**Exercise aim**
Below this line is the material. Write out only its lines from the one containing "Generate a LaTeX" through the one containing "(0,0) rectangle (491,615);", both kept, exactly.

---+---

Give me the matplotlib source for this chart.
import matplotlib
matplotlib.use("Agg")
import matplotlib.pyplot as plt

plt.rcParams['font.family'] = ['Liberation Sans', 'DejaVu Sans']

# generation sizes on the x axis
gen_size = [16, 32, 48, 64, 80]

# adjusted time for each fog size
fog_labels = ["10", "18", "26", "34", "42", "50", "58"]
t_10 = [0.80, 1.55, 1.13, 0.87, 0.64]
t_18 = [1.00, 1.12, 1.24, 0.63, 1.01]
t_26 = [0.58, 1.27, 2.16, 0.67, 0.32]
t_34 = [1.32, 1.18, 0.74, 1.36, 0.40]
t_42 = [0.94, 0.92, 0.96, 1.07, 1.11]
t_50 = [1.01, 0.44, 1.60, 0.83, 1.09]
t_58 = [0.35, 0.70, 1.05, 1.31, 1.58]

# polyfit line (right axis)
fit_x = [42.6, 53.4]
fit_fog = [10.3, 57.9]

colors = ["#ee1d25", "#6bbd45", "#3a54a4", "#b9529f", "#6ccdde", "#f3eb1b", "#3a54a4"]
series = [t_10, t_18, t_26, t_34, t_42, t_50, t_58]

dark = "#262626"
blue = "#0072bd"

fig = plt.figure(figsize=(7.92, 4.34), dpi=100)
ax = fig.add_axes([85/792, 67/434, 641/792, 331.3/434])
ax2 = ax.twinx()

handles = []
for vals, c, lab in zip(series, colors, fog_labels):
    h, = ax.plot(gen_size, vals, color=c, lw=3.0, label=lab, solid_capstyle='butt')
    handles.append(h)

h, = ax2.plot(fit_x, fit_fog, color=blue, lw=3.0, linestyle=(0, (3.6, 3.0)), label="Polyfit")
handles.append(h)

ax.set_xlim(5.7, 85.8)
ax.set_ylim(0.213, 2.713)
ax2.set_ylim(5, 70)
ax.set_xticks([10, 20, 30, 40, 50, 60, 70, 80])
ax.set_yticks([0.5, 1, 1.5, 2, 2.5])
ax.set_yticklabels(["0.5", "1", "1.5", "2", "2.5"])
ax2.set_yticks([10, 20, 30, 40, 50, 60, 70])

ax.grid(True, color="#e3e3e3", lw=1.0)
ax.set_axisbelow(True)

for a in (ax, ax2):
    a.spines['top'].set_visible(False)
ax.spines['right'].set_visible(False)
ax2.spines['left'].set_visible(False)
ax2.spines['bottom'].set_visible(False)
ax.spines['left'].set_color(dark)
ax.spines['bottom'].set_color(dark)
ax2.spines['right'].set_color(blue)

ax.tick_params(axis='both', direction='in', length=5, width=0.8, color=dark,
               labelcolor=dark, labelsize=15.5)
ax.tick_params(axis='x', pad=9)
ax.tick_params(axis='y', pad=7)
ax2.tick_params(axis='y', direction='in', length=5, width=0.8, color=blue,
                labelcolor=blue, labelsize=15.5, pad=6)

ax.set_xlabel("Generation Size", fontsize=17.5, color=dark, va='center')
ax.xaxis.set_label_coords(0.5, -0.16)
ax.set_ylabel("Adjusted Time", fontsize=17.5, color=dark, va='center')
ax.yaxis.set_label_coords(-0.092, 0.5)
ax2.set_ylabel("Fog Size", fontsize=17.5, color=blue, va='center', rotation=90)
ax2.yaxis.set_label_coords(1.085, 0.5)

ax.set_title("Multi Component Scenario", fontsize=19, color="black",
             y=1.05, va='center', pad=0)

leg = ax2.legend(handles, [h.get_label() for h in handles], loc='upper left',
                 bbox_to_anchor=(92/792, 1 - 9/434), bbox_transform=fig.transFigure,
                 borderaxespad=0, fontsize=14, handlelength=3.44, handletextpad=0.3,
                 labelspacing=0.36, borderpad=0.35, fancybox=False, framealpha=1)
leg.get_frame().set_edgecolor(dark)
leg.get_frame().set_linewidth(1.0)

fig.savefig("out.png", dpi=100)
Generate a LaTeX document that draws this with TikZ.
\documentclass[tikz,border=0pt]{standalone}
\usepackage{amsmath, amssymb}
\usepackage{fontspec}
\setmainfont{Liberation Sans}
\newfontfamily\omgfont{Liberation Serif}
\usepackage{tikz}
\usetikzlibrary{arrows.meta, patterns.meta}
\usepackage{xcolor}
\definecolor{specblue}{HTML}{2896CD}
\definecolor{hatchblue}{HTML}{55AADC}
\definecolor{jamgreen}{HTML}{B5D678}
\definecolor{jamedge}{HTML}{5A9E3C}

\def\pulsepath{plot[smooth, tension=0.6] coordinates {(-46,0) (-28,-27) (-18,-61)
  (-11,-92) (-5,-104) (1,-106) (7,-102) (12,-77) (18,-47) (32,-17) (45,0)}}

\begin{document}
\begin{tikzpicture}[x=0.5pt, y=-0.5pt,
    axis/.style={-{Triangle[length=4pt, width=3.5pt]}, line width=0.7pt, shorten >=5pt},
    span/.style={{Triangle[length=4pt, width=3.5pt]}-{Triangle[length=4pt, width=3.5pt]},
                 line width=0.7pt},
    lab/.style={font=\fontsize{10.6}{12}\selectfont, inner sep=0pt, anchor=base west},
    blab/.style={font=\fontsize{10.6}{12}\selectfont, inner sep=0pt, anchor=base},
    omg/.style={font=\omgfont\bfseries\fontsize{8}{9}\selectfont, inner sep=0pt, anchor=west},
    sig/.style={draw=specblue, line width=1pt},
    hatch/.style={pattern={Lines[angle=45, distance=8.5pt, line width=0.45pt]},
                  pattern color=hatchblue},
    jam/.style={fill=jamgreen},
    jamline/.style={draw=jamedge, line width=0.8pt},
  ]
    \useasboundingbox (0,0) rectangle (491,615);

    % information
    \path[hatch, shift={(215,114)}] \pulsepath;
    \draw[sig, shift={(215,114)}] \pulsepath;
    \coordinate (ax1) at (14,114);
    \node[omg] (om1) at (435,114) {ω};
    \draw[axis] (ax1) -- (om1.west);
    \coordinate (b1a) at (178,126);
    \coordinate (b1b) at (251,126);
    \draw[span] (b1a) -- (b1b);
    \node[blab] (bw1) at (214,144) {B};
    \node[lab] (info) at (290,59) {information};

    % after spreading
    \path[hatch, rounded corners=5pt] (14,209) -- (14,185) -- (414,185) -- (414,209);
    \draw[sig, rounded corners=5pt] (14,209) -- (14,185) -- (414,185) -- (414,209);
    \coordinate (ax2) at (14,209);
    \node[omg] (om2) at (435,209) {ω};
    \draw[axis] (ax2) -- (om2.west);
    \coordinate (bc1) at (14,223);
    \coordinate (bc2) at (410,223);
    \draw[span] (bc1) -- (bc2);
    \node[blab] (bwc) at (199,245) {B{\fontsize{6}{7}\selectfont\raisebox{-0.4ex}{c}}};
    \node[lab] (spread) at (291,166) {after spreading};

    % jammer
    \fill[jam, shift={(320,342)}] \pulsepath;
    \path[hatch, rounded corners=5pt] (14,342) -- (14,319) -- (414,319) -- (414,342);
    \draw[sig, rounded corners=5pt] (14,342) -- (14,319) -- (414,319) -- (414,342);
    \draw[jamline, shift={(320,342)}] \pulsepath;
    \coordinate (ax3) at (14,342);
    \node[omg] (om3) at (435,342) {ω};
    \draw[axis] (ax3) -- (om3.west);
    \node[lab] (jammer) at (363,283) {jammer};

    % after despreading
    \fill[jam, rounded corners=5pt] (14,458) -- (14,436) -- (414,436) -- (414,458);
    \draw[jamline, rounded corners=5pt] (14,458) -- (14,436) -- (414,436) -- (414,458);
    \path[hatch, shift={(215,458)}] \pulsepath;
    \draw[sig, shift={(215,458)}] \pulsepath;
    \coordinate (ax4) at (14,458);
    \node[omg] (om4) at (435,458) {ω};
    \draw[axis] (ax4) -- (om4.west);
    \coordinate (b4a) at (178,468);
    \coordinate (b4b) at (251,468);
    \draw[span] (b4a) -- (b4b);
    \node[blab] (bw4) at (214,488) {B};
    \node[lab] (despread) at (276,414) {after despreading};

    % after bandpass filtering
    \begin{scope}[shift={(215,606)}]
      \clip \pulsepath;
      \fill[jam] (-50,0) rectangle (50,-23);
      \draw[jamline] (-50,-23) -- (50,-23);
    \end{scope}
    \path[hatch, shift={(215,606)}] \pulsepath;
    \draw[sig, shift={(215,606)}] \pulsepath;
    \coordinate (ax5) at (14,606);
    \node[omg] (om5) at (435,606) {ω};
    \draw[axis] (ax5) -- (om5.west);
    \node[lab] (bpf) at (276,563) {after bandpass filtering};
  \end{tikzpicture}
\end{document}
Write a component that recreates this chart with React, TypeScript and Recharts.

---+---

**Output for this task**
Generate a LaTeX document that draws this with TikZ.
\documentclass[tikz,border=0pt]{standalone}
\usepackage{amsmath, amssymb}
\usepackage{fontspec}
\setmainfont{Liberation Sans}
\newfontfamily\omgfont{Liberation Serif}
\usepackage{tikz}
\usetikzlibrary{arrows.meta, patterns.meta}
\usepackage{xcolor}
\definecolor{specblue}{HTML}{2896CD}
\definecolor{hatchblue}{HTML}{55AADC}
\definecolor{jamgreen}{HTML}{B5D678}
\definecolor{jamedge}{HTML}{5A9E3C}

\def\pulsepath{plot[smooth, tension=0.6] coordinates {(-46,0) (-28,-27) (-18,-61)
  (-11,-92) (-5,-104) (1,-106) (7,-102) (12,-77) (18,-47) (32,-17) (45,0)}}

\begin{document}
\begin{tikzpicture}[x=0.5pt, y=-0.5pt,
    axis/.style={-{Triangle[length=4pt, width=3.5pt]}, line width=0.7pt, shorten >=5pt},
    span/.style={{Triangle[length=4pt, width=3.5pt]}-{Triangle[length=4pt, width=3.5pt]},
                 line width=0.7pt},
    lab/.style={font=\fontsize{10.6}{12}\selectfont, inner sep=0pt, anchor=base west},
    blab/.style={font=\fontsize{10.6}{12}\selectfont, inner sep=0pt, anchor=base},
    omg/.style={font=\omgfont\bfseries\fontsize{8}{9}\selectfont, inner sep=0pt, anchor=west},
    sig/.style={draw=specblue, line width=1pt},
    hatch/.style={pattern={Lines[angle=45, distance=8.5pt, line width=0.45pt]},
                  pattern color=hatchblue},
    jam/.style={fill=jamgreen},
    jamline/.style={draw=jamedge, line width=0.8pt},
  ]
    \useasboundingbox (0,0) rectangle (491,615);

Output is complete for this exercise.